[ExI] Anons

BillK pharos at gmail.com
Sat Feb 12 07:49:09 UTC 2011


On Sat, Feb 12, 2011 at 12:10 AM, Keith Henson wrote:
> There are many pointers into this complex of stories, all of which
> hinge off Wikileaks.
>
> http://thinkprogress.org/
>
> More than a decade ago I proposed that the training net activists got
> learning to cope with a certain cult would be a warm up exercise for a
> major confrontation with a government.
>
> Then for a while I figured the government had learned from watching
> the fate of said cult.
> They didn't.
>
> Keith
> (HBGary is effectively part of the US government.)
>


Two comments.

First.
The current saying is that companies (and government departments)
spend more on coffee than they do on computer security. The majority
of web sites have been hacked and they still don't care.  It's like
product liability. Until the cost of damages gets high enough they
just won't bother. At the moment companies just say 'sorry' and get a
techie to block the latest attack. They are playing 'Whack-a-mole'
with hackers because it is cheaper.


Second.
To say that HBGary is effectively part of the US government (while
true) is sort of looking at it back to front.
The real problem is corporate takeover of the US government.

See:
<http://www.techdirt.com/articles/20110211/11342913057/wikileaks-wasnt-only-operation-hbgary-federal-palantir-berico-planned-to-defraud.shtml>

But the real issue highlighted by this episode is just how lawless and
unrestrained is the unified axis of government and corporate power.
I've written many times about this issue -- the full-scale merger
between public and private spheres -- because it's easily one of the
most critical yet under-discussed political topics.
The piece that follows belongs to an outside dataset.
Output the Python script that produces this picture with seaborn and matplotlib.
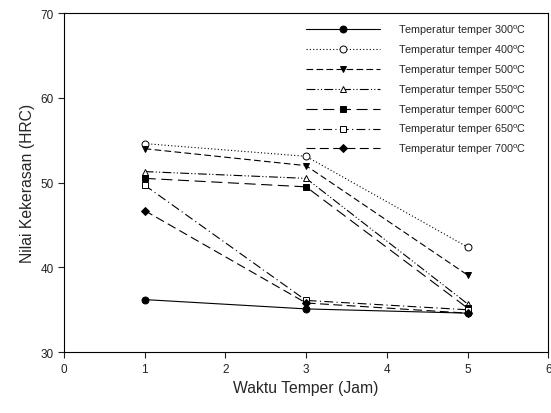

Especially (though
by no means only) in the worlds of the Surveillance and National
Security State, the powers of the state have become largely
privatized. There is very little separation between government power
and corporate power. Those who wield the latter intrinsically wield
the former. The revolving door between the highest levels of
government and corporate offices rotates so fast and continuously that
it has basically flown off its track and no longer provides even the
minimal barrier it once did. It's not merely that corporate power is
unrestrained; it's worse than that: corporations actively exploit the
power of the state to further entrench and enhance their power.